Skip the pictures and extract all of the lines exactly as written.

# STORED DATA
________________________________________
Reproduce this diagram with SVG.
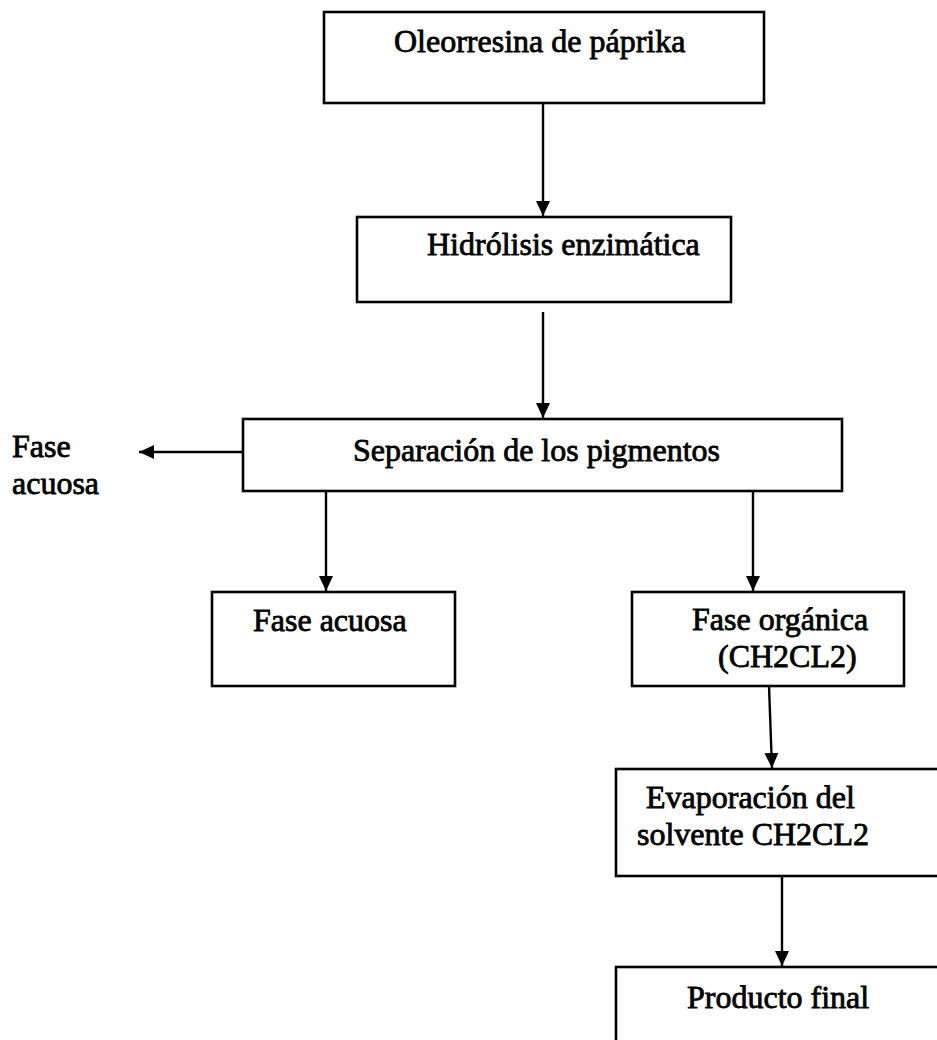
<svg xmlns="http://www.w3.org/2000/svg" width="937" height="1040" viewBox="0 0 937 1040">
<style>
.box{fill:#fff;stroke:#000;stroke-width:2.6}
.lbl{font-family:"Liberation Serif","Times New Roman",serif;font-size:32px;fill:#000;stroke:#000;stroke-width:0.8}
.con{stroke:#000;stroke-width:2.4;fill:none;marker-end:url(#ah)}
</style>
<defs>
<marker id="ah" markerUnits="userSpaceOnUse" markerWidth="16" markerHeight="16" refX="15" refY="8" orient="auto">
<path d="M0,1 L15,8 L0,15 z" fill="#000"/>
</marker>
</defs>
<rect width="937" height="1040" fill="#fff"/>
<g id="n1"><rect class="box" x="324" y="12" width="440" height="91"/><text class="lbl" x="394" y="52">Oleorresina de páprika</text></g>
<g id="n2"><rect class="box" x="357" y="217" width="374" height="85"/><text class="lbl" x="427" y="255">Hidrólisis enzimática</text></g>
<g id="n3"><rect class="box" x="243" y="419" width="599" height="72"/><text class="lbl" x="353" y="461">Separación de los pigmentos</text></g>
<g id="n4"><text class="lbl" x="12" y="457">Fase</text><text class="lbl" x="12" y="494">acuosa</text></g>
<g id="n5"><rect class="box" x="212" y="592" width="243" height="94"/><text class="lbl" x="253" y="631">Fase acuosa</text></g>
<g id="n6"><rect class="box" x="632" y="592" width="272" height="94"/><text class="lbl" x="692" y="630">Fase orgánica</text><text class="lbl" x="718" y="667">(CH2CL2)</text></g>
<g id="n7"><rect class="box" x="616" y="769" width="340" height="107"/><text class="lbl" x="646" y="808">Evaporación del</text><text class="lbl" x="637" y="845">solvente CH2CL2</text></g>
<g id="n8"><rect class="box" x="616" y="967" width="340" height="100"/><text class="lbl" x="687" y="1008">Producto final</text></g>
<g id="connectors">
<line class="con" x1="543" y1="103" x2="543" y2="216"/>
<line class="con" x1="543" y1="312" x2="543" y2="418"/>
<line class="con" x1="243" y1="452" x2="139" y2="452"/>
<line class="con" x1="326" y1="491" x2="326" y2="591"/>
<line class="con" x1="753" y1="491" x2="753" y2="591"/>
<line class="con" x1="769" y1="686" x2="772" y2="768"/>
<line class="con" x1="782" y1="876" x2="782" y2="966"/>
</g>
</svg>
________________________________________
# RESPONSE BELOW
Reproduce this diagram with SVG.
<svg xmlns="http://www.w3.org/2000/svg" width="937" height="1040" viewBox="0 0 937 1040">
<style>
.box{fill:#fff;stroke:#000;stroke-width:2.6}
.lbl{font-family:"Liberation Serif","Times New Roman",serif;font-size:32px;fill:#000;stroke:#000;stroke-width:0.8}
.con{stroke:#000;stroke-width:2.4;fill:none;marker-end:url(#ah)}
</style>
<defs>
<marker id="ah" markerUnits="userSpaceOnUse" markerWidth="16" markerHeight="16" refX="15" refY="8" orient="auto">
<path d="M0,1 L15,8 L0,15 z" fill="#000"/>
</marker>
</defs>
<rect width="937" height="1040" fill="#fff"/>
<g id="n1"><rect class="box" x="324" y="12" width="440" height="91"/><text class="lbl" x="394" y="52">Oleorresina de páprika</text></g>
<g id="n2"><rect class="box" x="357" y="217" width="374" height="85"/><text class="lbl" x="427" y="255">Hidrólisis enzimática</text></g>
<g id="n3"><rect class="box" x="243" y="419" width="599" height="72"/><text class="lbl" x="353" y="461">Separación de los pigmentos</text></g>
<g id="n4"><text class="lbl" x="12" y="457">Fase</text><text class="lbl" x="12" y="494">acuosa</text></g>
<g id="n5"><rect class="box" x="212" y="592" width="243" height="94"/><text class="lbl" x="253" y="631">Fase acuosa</text></g>
<g id="n6"><rect class="box" x="632" y="592" width="272" height="94"/><text class="lbl" x="692" y="630">Fase orgánica</text><text class="lbl" x="718" y="667">(CH2CL2)</text></g>
<g id="n7"><rect class="box" x="616" y="769" width="340" height="107"/><text class="lbl" x="646" y="808">Evaporación del</text><text class="lbl" x="637" y="845">solvente CH2CL2</text></g>
<g id="n8"><rect class="box" x="616" y="967" width="340" height="100"/><text class="lbl" x="687" y="1008">Producto final</text></g>
<g id="connectors">
<line class="con" x1="543" y1="103" x2="543" y2="216"/>
<line class="con" x1="543" y1="312" x2="543" y2="418"/>
<line class="con" x1="243" y1="452" x2="139" y2="452"/>
<line class="con" x1="326" y1="491" x2="326" y2="591"/>
<line class="con" x1="753" y1="491" x2="753" y2="591"/>
<line class="con" x1="769" y1="686" x2="772" y2="768"/>
<line class="con" x1="782" y1="876" x2="782" y2="966"/>
</g>
</svg>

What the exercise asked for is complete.